Ithaka S+R and Two Year First Year (TYFY) recently launched a research collaboration to expand our knowledge of institutional practices to support first year students in two-year degree programs across the country. We asked Brad Bostian, president of TYFY and director of first year experience at Central Piedmont Community College, to describe why he started TYFY and the importance of understanding the needs of first-year community college students.

–Rayane Alamuddin


People often asked those of us who started the TYFY organization whether or not we were crazy. Does education need one more organization? And aren’t there already organizations that work with first year programs?

It turns out there are, and they do great work. However, their expertise lies more in the four year realm, and two year colleges are different. It’s not an accident that several of the most important entities that provide leadership, research, and reforms for two year colleges are housed at four year universities, because they are built to do that kind of research. But we believe that more of this work should be done right here at two year institutions, by the educators who run the programs that support first year students at two year colleges.

One important reason to adopt this perspective is that the concept of who is a first-year student and how they fit into the institutional context is very different at a two-year institution than it is at a four-year institution.

Ninety percent of our credit-seeking students who complete orientation tell us they intend to earn a college degree, either with us or elsewhere, yet the majority never will.
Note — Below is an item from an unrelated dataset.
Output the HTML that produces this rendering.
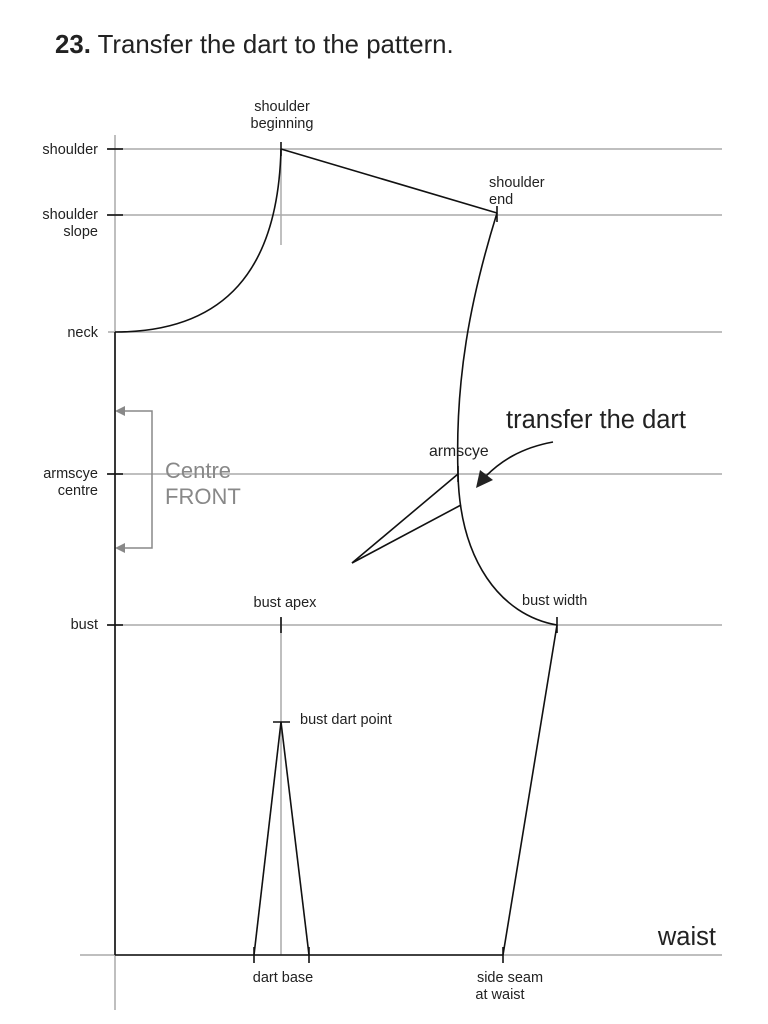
<!DOCTYPE html>
<html><head><meta charset="utf-8"><style>
html,body{margin:0;padding:0;background:#fff;}
svg{display:block;}
text{font-family:"Liberation Sans",Arial,sans-serif;fill:#222;}
</style></head><body>
<svg width="768" height="1024" viewBox="0 0 768 1024" xmlns="http://www.w3.org/2000/svg">
<text x="55" y="53" font-size="25.8"><tspan font-weight="bold">23.</tspan> Transfer the dart to the pattern.</text>
<g stroke="#aaa" stroke-width="1.5" fill="none">
<line x1="108" y1="149" x2="722" y2="149"/>
<line x1="108" y1="215" x2="722" y2="215"/>
<line x1="108" y1="332" x2="722" y2="332"/>
<line x1="108" y1="474" x2="722" y2="474"/>
<line x1="108" y1="625" x2="722" y2="625"/>
<line x1="80" y1="955" x2="722" y2="955"/>
<line x1="115" y1="135" x2="115" y2="1010"/>
<line x1="281" y1="149" x2="281" y2="245"/>
<line x1="281" y1="618" x2="281" y2="955"/>
<polyline points="122,411 152,411 152,548 122,548" stroke="#888"/>
</g>
<g fill="#888"><polygon points="115,411 125,406 125,416"/><polygon points="115,548 125,543 125,553"/></g>
<g stroke="#111" stroke-width="1.6" fill="none">
<line x1="107" y1="149" x2="123" y2="149"/>
<line x1="107" y1="215" x2="123" y2="215"/>
<line x1="107" y1="474" x2="123" y2="474"/>
<line x1="107" y1="625" x2="123" y2="625"/>
<line x1="115" y1="332" x2="115" y2="955"/>
<line x1="115" y1="955" x2="503" y2="955"/>
<path d="M115,332 C225,332 278,270 281,149"/>
<line x1="281" y1="149" x2="497" y2="213"/>
<path d="M497,213 C470,300 455,380 458,474 C460,560 500,615 557,625"/>
<line x1="458" y1="474" x2="352" y2="563"/>
<line x1="461" y1="505" x2="352" y2="563"/>
<line x1="557" y1="625" x2="503" y2="955"/>
<line x1="281" y1="722" x2="254" y2="955"/>
<line x1="281" y1="722" x2="309" y2="955"/>
<line x1="273" y1="722" x2="290" y2="722"/>
<line x1="281" y1="142" x2="281" y2="156"/>
<line x1="497" y1="206" x2="497" y2="222"/>
<line x1="458" y1="466" x2="458" y2="482"/>
<line x1="557" y1="617" x2="557" y2="633"/>
<line x1="281" y1="617" x2="281" y2="633"/>
<line x1="254" y1="947" x2="254" y2="963"/>
<line x1="309" y1="947" x2="309" y2="963"/>
<line x1="503" y1="947" x2="503" y2="963"/>
<path d="M553,442 C520,448 500,462 486,476"/>
</g>
<polygon points="476,488 480,470 493,480" fill="#222"/>
<g font-size="14.5">
<text x="98" y="154" text-anchor="end">shoulder</text>
<text x="98" y="219" text-anchor="end">shoulder</text>
<text x="98" y="236" text-anchor="end">slope</text>
<text x="98" y="337" text-anchor="end">neck</text>
<text x="98" y="478" text-anchor="end">armscye</text>
<text x="98" y="495" text-anchor="end">centre</text>
<text x="98" y="629" text-anchor="end">bust</text>
<text x="282" y="111" text-anchor="middle">shoulder</text>
<text x="282" y="128" text-anchor="middle">beginning</text>
<text x="489" y="187">shoulder</text>
<text x="489" y="204">end</text>
<text x="429" y="456" font-size="15.8">armscye</text>
<text x="522" y="605">bust width</text>
<text x="285" y="607" text-anchor="middle">bust apex</text>
<text x="300" y="724">bust dart point</text>
<text x="283" y="982" text-anchor="middle">dart base</text>
<text x="510" y="982" text-anchor="middle">side seam</text>
<text x="500" y="999" text-anchor="middle">at waist</text>
</g>
<text x="165" y="478" font-size="22" style="fill:#888">Centre</text>
<text x="165" y="504" font-size="22" style="fill:#888">FRONT</text>
<text x="506" y="428" font-size="25.5">transfer the dart</text>
<text x="716" y="945" font-size="25.5" text-anchor="end">waist</text>
</svg>
</body></html>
Take a cohort of 10,000 new students from my institution and track them for several years and you will see that they attend hundreds of other institutions all over the country, both two year and four year. You can imagine the difficulty we face in figuring out which ones to call first year students, let alone how to support them on their wayward, even peripatetic journeys.
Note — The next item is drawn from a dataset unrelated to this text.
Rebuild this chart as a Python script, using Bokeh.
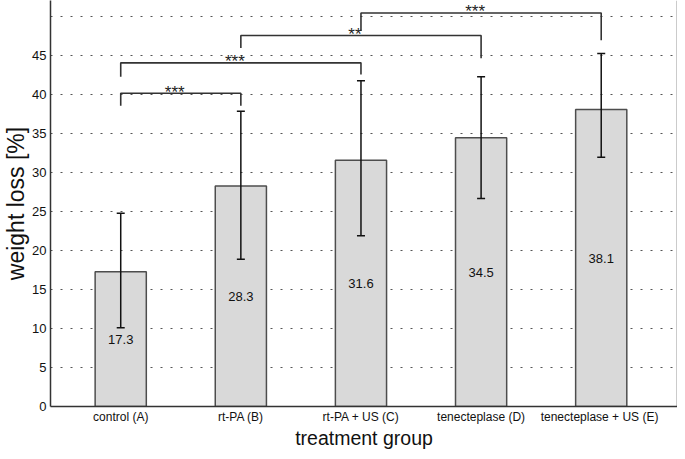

It isn’t always easy even to nail down who is a student. Is someone who goes through enrollment, uses various student services, and registers for classes, a student? What if they drop all of their classes before the census date, as between 17 percent and 20 percent of our new credit-seeking students do? One reason is that they lack the ability to pay for their classes, and there are many reasons for that.

Does it really matter how we define first year students? I would say “absolutely”

My hunch is that most two year colleges are like mine, and simply don’t end up defining first year students at all. We help new and readmitted students and don’t turn any student away; I have seen that philosophy in action at many colleges. Does it really matter how we define first year students? I would say “absolutely”: We often lack the most basic knowledge about what is being done to help first year students succeed at two year colleges, or if we do know, thanks to the fantastic work of CCSSE, or CCRC, etc., we don’t necessarily know which of those things we should do, and how much they will help, and what is their cost benefit ratio. And even if we know those things, we don’t necessarily know how they could best be implemented at an institution like ours.

Some of the most promising, research-backed efforts for improving community college completion rates, like CUNY’s ASAP and Guttman Community College, are doing an excellent job of streamlining the entry and throughput of full-time, mostly traditional aged students. But how do we adapt that model for students who aren’t full time, traditional aged students?  Those who practically fall, as so many do, partway through our open door? The fact is, we don’t know yet, but we can figure it out.

To that end, we are grateful to Ithaka S+R for helping us to first figure out what two year colleges across the country are doing to help first year students. How many have separate departments tasked with that function? Where do those departments live administratively? Which programs and services for first year students live within such a department and which are distributed across the institution? This survey will help us to better understand the landscape of two year college first year programs and offerings.

If you are affiliated with a two-year institution, you can help by filling out the 10 minute Two Year First Year Survey, or forwarding it to the appropriate person. And if you have a best practice to share, I hope you will also consider presenting at the 4th TYFY annual conference in Orlando in September of 2018. The sharing of best practices is what the Two Year First Year organization is all about, and I continue to learn a tremendous amount from my colleagues across the country. I guess it’s like Rumi wrote in his poem about the elephant in the dark: If each of us held a candle there, and if we went in together, we could see it.